Dubais Emirates airline says the claim made by the Big Three US airlines American Airlines, Delta Air Lines and United Airlines is false that bookings from Orlando, San Francisco and Chicago to the Middle East and its neighbouring regions have declined following the Gulf airlines entry into these markets.
The Partnership for Open and Fair Skies has said passenger bookings for international itineraries on US carriers and their joint venture partners declined by an average of 13.3 per cent in Orlando, 13.1 per cent in San Francisco and 8.8 per cent in Chicago.
Emirates said in a statement that the decline is limited only to the US carriers and their partners, and it is not reflective of the overall bookings made in those airports. Emirates maintains that its overall bookings to the Middle East, West Asia and Southeast Asia from Orlando had in fact increased by 74 per cent during the same period.

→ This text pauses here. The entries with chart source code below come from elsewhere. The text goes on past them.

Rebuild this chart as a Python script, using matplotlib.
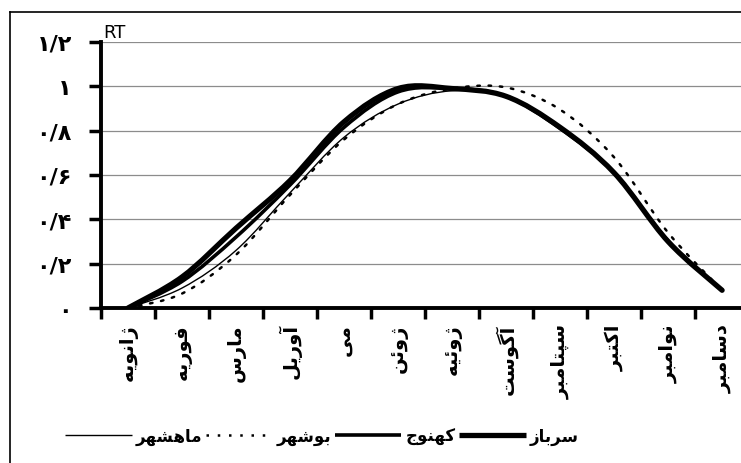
import numpy as np
import matplotlib
matplotlib.use('Agg')
import matplotlib.pyplot as plt
from matplotlib.path import Path
from matplotlib.patches import PathPatch
from matplotlib.lines import Line2D

# حروف فارسی را خودمان به شکل اتصالی تبدیل می‌کنیم (matplotlib شکل‌دهی ندارد)
FORMS = {
    'ا': ('\uFE8D', '\uFE8E'), 'آ': ('\uFE81', '\uFE82'),
    'د': ('\uFEA9', '\uFEAA'), 'ر': ('\uFEAD', '\uFEAE'),
    'ز': ('\uFEAF', '\uFEB0'), 'ژ': ('\uFB8A', '\uFB8B'),
    'و': ('\uFEED', '\uFEEE'),
    'ب': ('\uFE8F', '\uFE90', '\uFE91', '\uFE92'),
    'پ': ('\uFB56', '\uFB57', '\uFB58', '\uFB59'),
    'ت': ('\uFE95', '\uFE96', '\uFE97', '\uFE98'),
    'ج': ('\uFE9D', '\uFE9E', '\uFE9F', '\uFEA0'),
    'س': ('\uFEB1', '\uFEB2', '\uFEB3', '\uFEB4'),
    'ش': ('\uFEB5', '\uFEB6', '\uFEB7', '\uFEB8'),
    'ف': ('\uFED1', '\uFED2', '\uFED3', '\uFED4'),
    'ک': ('\uFB8E', '\uFB8F', '\uFB90', '\uFB91'),
    'گ': ('\uFB92', '\uFB93', '\uFB94', '\uFB95'),
    'ل': ('\uFEDD', '\uFEDE', '\uFEDF', '\uFEE0'),
    'م': ('\uFEE1', '\uFEE2', '\uFEE3', '\uFEE4'),
    'ن': ('\uFEE5', '\uFEE6', '\uFEE7', '\uFEE8'),
    'ه': ('\uFEE9', '\uFEEA', '\uFEEB', '\uFEEC'),
    'ی': ('\uFBFC', '\uFBFD', '\uFBFE', '\uFBFF'),
    'ئ': ('\uFE89', '\uFE8A', '\uFE8B', '\uFE8C'),
}


def shape(word):
    out = []
    for i, ch in enumerate(word):
        f = FORMS.get(ch)
        if f is None:
            out.append(ch)
            continue
        prev = word[i - 1] if i > 0 else None
        nxt = word[i + 1] if i + 1 < len(word) else None
        join_prev = prev in FORMS and len(FORMS[prev]) == 4
        join_next = len(f) == 4 and nxt in FORMS
        if join_prev and join_next:
            out.append(f[3])
        elif join_prev:
            out.append(f[1])
        elif join_next:
            out.append(f[2])
        else:
            out.append(f[0])
    return ''.join(reversed(out))


months = ['ژانویه', 'فوریه', 'مارس', 'آوریل', 'می', 'ژوئن',
          'ژوئیه', 'آگوست', 'سپتامبر', 'اکتبر', 'نوامبر', 'دسامبر']
sarbaz = [0, 0.14, 0.36, 0.575, 0.84, 0.99, 0.99, 0.955, 0.815, 0.61, 0.30, 0.08]
kahnuj = [0, 0.12, 0.32, 0.555, 0.815, 0.975, 0.99, 0.955, 0.81, 0.61, 0.30, 0.08]
bushehr = [0, 0.065, 0.24, 0.51, 0.76, 0.92, 0.99, 0.995, 0.895, 0.68, 0.34, 0.08]
mahshahr = [0, 0.09, 0.26, 0.52, 0.77, 0.92, 0.98, 0.955, 0.815, 0.61, 0.31, 0.08]
y_ticks = [0, 0.2, 0.4, 0.6, 0.8, 1.0, 1.2]
y_labels = ['۰', '۰/۲', '۰/۴', '۰/۶', '۰/۸', '۱', '۱/۲']


def smooth_path(xs, ys):
    # منحنی هموار مانند Excel (Catmull-Rom به Bezier)
    pts = np.column_stack([xs, ys]).astype(float)
    n = len(pts)
    verts = [pts[0]]
    codes = [Path.MOVETO]
    for i in range(n - 1):
        p0 = pts[max(i - 1, 0)]
        p1 = pts[i]
        p2 = pts[i + 1]
        p3 = pts[min(i + 2, n - 1)]
        verts += [p1 + (p2 - p0) / 6, p2 - (p3 - p1) / 6, p2]
        codes += [Path.CURVE4] * 3
    return Path(verts, codes)


plt.rcParams['font.family'] = ['DejaVu Sans']
fig = plt.figure(figsize=(7.41, 4.64), dpi=100)
ax = fig.add_axes([101 / 741, 155 / 464, 640 / 741, 266 / 464])

x = np.arange(len(months))
series = [
    (mahshahr, 'ماهشهر', dict(lw=1.0, ls='-')),
    (bushehr, 'بوشهر', dict(lw=1.8, ls=(0, (1, 3.5)))),
    (kahnuj, 'کهنوج', dict(lw=2.6, ls='-')),
    (sarbaz, 'سرباز', dict(lw=3.8, ls='-')),
]
handles = []
for vals, name, st in series:
    patch = PathPatch(smooth_path(x, vals), fill=False, color='black',
                      capstyle='round', joinstyle='round', zorder=3, **st)
    ax.add_patch(patch)
    handles.append(Line2D([], [], color='black', solid_capstyle='butt', **st))

ax.set_yticks(y_ticks)
ax.set_yticklabels(y_labels, fontsize=16, fontweight='bold')
ax.set_xticks(x)
ax.set_xticklabels([shape(m) for m in months], rotation=90, fontsize=14,
                   fontweight='bold', va='top')
ax.set_xticks(np.arange(-0.5, 12, 1), minor=True)
ax.set_xlim(-0.5, 11.35)
ax.set_ylim(0, 1.2)
ax.tick_params(axis='x', which='major', length=0, pad=11)
ax.tick_params(axis='x', which='minor', length=8, width=2.5, direction='out')
ax.tick_params(axis='y', length=9, width=2.5, pad=12)

ax.grid(axis='y', color='#8c8c8c', lw=0.9)
ax.set_axisbelow(True)
for s in ['top', 'right']:
    ax.spines[s].set_visible(False)
ax.spines['left'].set_linewidth(2.8)
ax.spines['bottom'].set_linewidth(2.8)

ax.text(0.003, 1.005, 'RT', transform=ax.transAxes, ha='left', va='bottom',
        fontsize=13)

fig.legend(handles, [shape(s[1]) for s in series], loc='center',
           bbox_to_anchor=(322 / 741, 1 - 437 / 464), ncol=4, frameon=False,
           handlelength=4.0, handletextpad=0.25, columnspacing=0.2,
           prop={'size': 12, 'weight': 'bold'})

# قاب اسکن شده دور نمودار
fig.add_artist(Line2D([10 / 741, 10 / 741], [0, 1 - 13 / 464], color='black', lw=1.2))
fig.add_artist(Line2D([10 / 741, 1], [1 - 13 / 464, 1 - 13 / 464], color='black', lw=1.2))

fig.savefig('out.png', dpi=100)
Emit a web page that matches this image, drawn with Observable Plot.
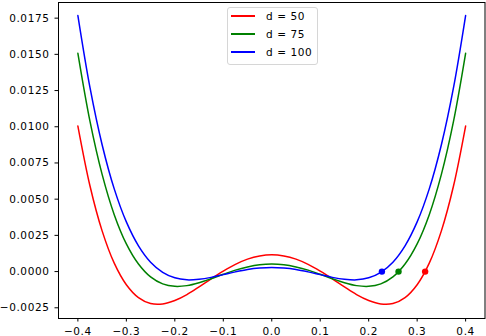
<!DOCTYPE html>
<html>
<head>
<meta charset="utf-8">
<script src="https://cdn.jsdelivr.net/npm/d3@7"></script>
<script src="https://cdn.jsdelivr.net/npm/@observablehq/plot@0.6"></script>
<style>
  html, body { margin: 0; padding: 0; background: white; }
  #wrap { position: relative; width: 486px; height: 336px; overflow: hidden; }
  #legend {
    position: absolute; left: 227px; top: 7px; width: 89px; height: 56px;
    border: 1px solid #d6d6d6; border-radius: 3px; background: rgba(255,255,255,0.8);
    font-family: "DejaVu Sans", sans-serif; font-size: 10.5px; letter-spacing: 0.6px; color: #000;
  }
  .row { position: absolute; left: 0; height: 16px; width: 100%; }
  .sw { position: absolute; left: 3px; top: 7px; width: 24px; height: 2px; }
  .lb { position: absolute; left: 38px; top: 1px; line-height: 14px; white-space: nowrap; }
  svg text { letter-spacing: 0.6px; }
</style>
</head>
<body>
<div id="wrap"></div>
<script>
// ---- data ----
const seriesNames = ["d = 50", "d = 75", "d = 100"];
const seriesColors = ["#ff0000", "#008000", "#0000ff"];

const xs = [-0.4, -0.375, -0.35, -0.325, -0.3, -0.275, -0.25, -0.225, -0.2, -0.175, -0.15, -0.125, -0.1, -0.075, -0.05, -0.025, 0,
            0.025, 0.05, 0.075, 0.1, 0.125, 0.15, 0.175, 0.2, 0.225, 0.25, 0.275, 0.3, 0.325, 0.35, 0.375, 0.4];

const red50 = [0.01005, 0.00591, 0.00281, 0.00058, -0.00091, -0.00180, -0.00221, -0.00224, -0.00200, -0.00159, -0.00106, -0.00050, 0.00003, 0.00050, 0.00086, 0.00108, 0.00116,
               0.00108, 0.00086, 0.00050, 0.00003, -0.00050, -0.00106, -0.00159, -0.00200, -0.00224, -0.00221, -0.00180, -0.00091, 0.00058, 0.00281, 0.00591, 0.01005];

const green75 = [0.01507, 0.01037, 0.00671, 0.00393, 0.00191, 0.00052, -0.00037, -0.00085, -0.00102, -0.00097, -0.00077, -0.00049, -0.00019, 0.00010, 0.00032, 0.00047, 0.00052,
                 0.00047, 0.00032, 0.00010, -0.00019, -0.00049, -0.00077, -0.00097, -0.00102, -0.00085, -0.00037, 0.00052, 0.00191, 0.00393, 0.00671, 0.01037, 0.01507];

const blue100 = [0.01768, 0.01270, 0.00876, 0.00571, 0.00343, 0.00178, 0.00065, -0.00005, -0.00043, -0.00057, -0.00053, -0.00040, -0.00021, -0.00002, 0.00014, 0.00024, 0.00028,
                 0.00024, 0.00014, -0.00002, -0.00021, -0.00040, -0.00053, -0.00057, -0.00043, -0.00005, 0.00065, 0.00178, 0.00343, 0.00571, 0.00876, 0.01270, 0.01768];

// marked roots (right side)
const rootX = [0.3165, 0.2616, 0.2273];
const rootY = [0, 0, 0];

const xTicks = [-0.4, -0.3, -0.2, -0.1, 0.0, 0.1, 0.2, 0.3, 0.4];
const yTicks = [-0.0025, 0.0, 0.0025, 0.005, 0.0075, 0.01, 0.0125, 0.015, 0.0175];

// ---- build tables ----
const allVals = [red50, green75, blue100];
const lineRows = [];
allVals.forEach((vals, i) => vals.forEach((v, j) => lineRows.push({x: xs[j], y: v, s: seriesNames[i]})));
const dotRows = rootX.map((x, i) => ({x, y: rootY[i], s: seriesNames[i]}));

const minus = v => v < 0 ? "\u2212" : "";
const fmtY = d => minus(d) + Math.abs(d).toFixed(4);
const fmtX = d => (Math.abs(d) < 1e-9 ? "0.0" : minus(d) + Math.abs(d).toFixed(1));

const chart = Plot.plot({
  width: 486,
  height: 336,
  marginLeft: 58,
  marginRight: 1.5,
  marginTop: 2,
  marginBottom: 18,
  style: {fontFamily: "DejaVu Sans, sans-serif", fontSize: "10.5px", color: "#000", background: "white"},
  x: {domain: [-0.44, 0.44]},
  y: {domain: [-0.00324, 0.01858]},
  color: {domain: seriesNames, range: seriesColors},
  marks: [
    Plot.axisY({ticks: yTicks, tickSize: 3.5, tickPadding: 5.5, tickFormat: fmtY, label: null}),
    Plot.axisX({ticks: xTicks, tickSize: 3.5, tickPadding: 5.5, tickFormat: fmtX, label: null}),
    Plot.line(lineRows, {x: "x", y: "y", z: "s", stroke: "s", strokeWidth: 1.5, curve: "catmull-rom"}),
    Plot.dot(dotRows, {x: "x", y: "y", fill: "s", r: 3.2}),
    Plot.frame({stroke: "black", strokeWidth: 1})
  ]
});

const wrap = document.getElementById("wrap");
wrap.appendChild(chart);

// legend
const legend = document.createElement("div");
legend.id = "legend";
const rowTops = [0, 18, 36];
seriesNames.forEach((name, i) => {
  const row = document.createElement("div");
  row.className = "row";
  row.style.top = rowTops[i] + "px";
  const sw = document.createElement("div");
  sw.className = "sw";
  sw.style.background = seriesColors[i];
  const lb = document.createElement("div");
  lb.className = "lb";
  lb.textContent = name;
  row.appendChild(sw);
  row.appendChild(lb);
  legend.appendChild(row);
});
wrap.appendChild(legend);
</script>
</body>
</html>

The latest rhetoric once again demonstrates how the Big Three are only concerned with their narrow interests, at the expense of consumers and the broader economic interest, an Emirates spokesperson said.
The three Gulf airlines Emirates, Qatar Airways and Abu Dhabis Etihad Airways have been locked in an intense year-long verbal dispute with the US Big Three, which allege that the Gulf airlines have received $42bn in subsidies from their home governments, effectively violating the Open Skies agreement.
This allegation has been strongly denied by the Gulf carriers, and both sides are awaiting a decision from the US Transport Department (DoT), which is reviewing the case. The Big Three are seeking for a review of the Open Skies agreement with a view to limiting future expansion of the Gulf airlines into key US cities.
Qatar Airways CEO Akbar al-Baker said at a forum during the recent Bahrain International Air Show that he expects the DoT to rule in favour of the Gulf airlines. Al-Baker said the US government is starting to realise the case was a total waste of time and money because the US Big Threes lawyers are trying to prove a losing case.